Almost like a fairy-tale, possibly, they are cursed that the journey breathes life for them. Destination cannot be set.

Mahavir and Veera were both tasting freedom. Veera, from her life of plan. Mahavir, from his life of chaos. And as fate would have it, their freedom were reaching their limits. When the bus was passing through some low-hanging rocks, they ducked. Was it saying symbolically, that there is a limit, till which freedom can be tasted. The formal rigor of society will crush it, sooner or later.

Cut to the destination scene. Veera sweeping the dusty hut, preparing for the evening snacks, adding a simple touch of beauty to her eyes. Naturally, Mahavir could not restrain his emotions. To take help of water for a masquerade, one cannot help but think of the scenes from the movie Saagar. Kamal Hassan was brilliant but, well Randeep Hooda matched it, I daresay.

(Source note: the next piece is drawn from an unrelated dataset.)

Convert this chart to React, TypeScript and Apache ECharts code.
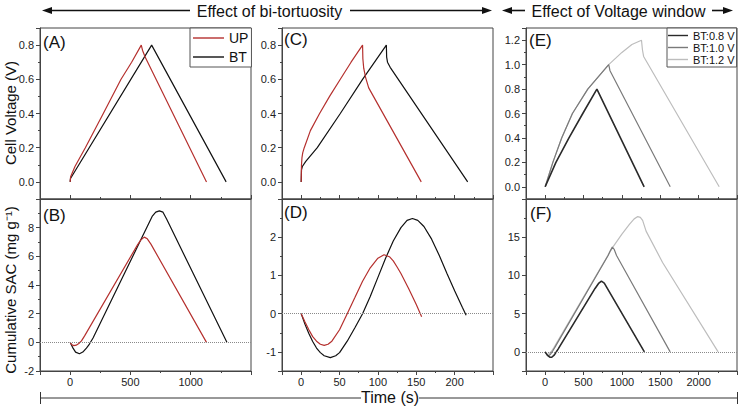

And now, how were Veera related to Mahavir? We struggle to fit those. We think that was love. Really? Love as in between a husband and a wife, or a brother and a sister, or a mother and a child? Is it necessary to define every relation in an order? Surely not. And there is where, Highway scores way above Hero. It forms a class of its own. Perfect World is close but, even there, neither the un-planned-ness, nor the rising above the boundaries of relation were there. 

This is the beauty that gets a bit hurt when the movie ends. I knew the police would hunt them. Mahavir had his emotional redemption, he had blood in his hands, he would invariably die. But, Veera. Why she had to find a plan and come back to the mountains? Would not it be much fitting if she would hit the road again - without a plan? Without her being labelled as a lunatic but, a pure free spirit. Thousands of men and women take on the road every year, take monk-hood, go to impossible adventures, explore unknown culture. To label it and end it there is mainstream. Sorry, Mr. Imtiaz Ali, that is a small, tiny loophole, where Highway fails in my eyes.

Barring that, it was a journey worth undertaking.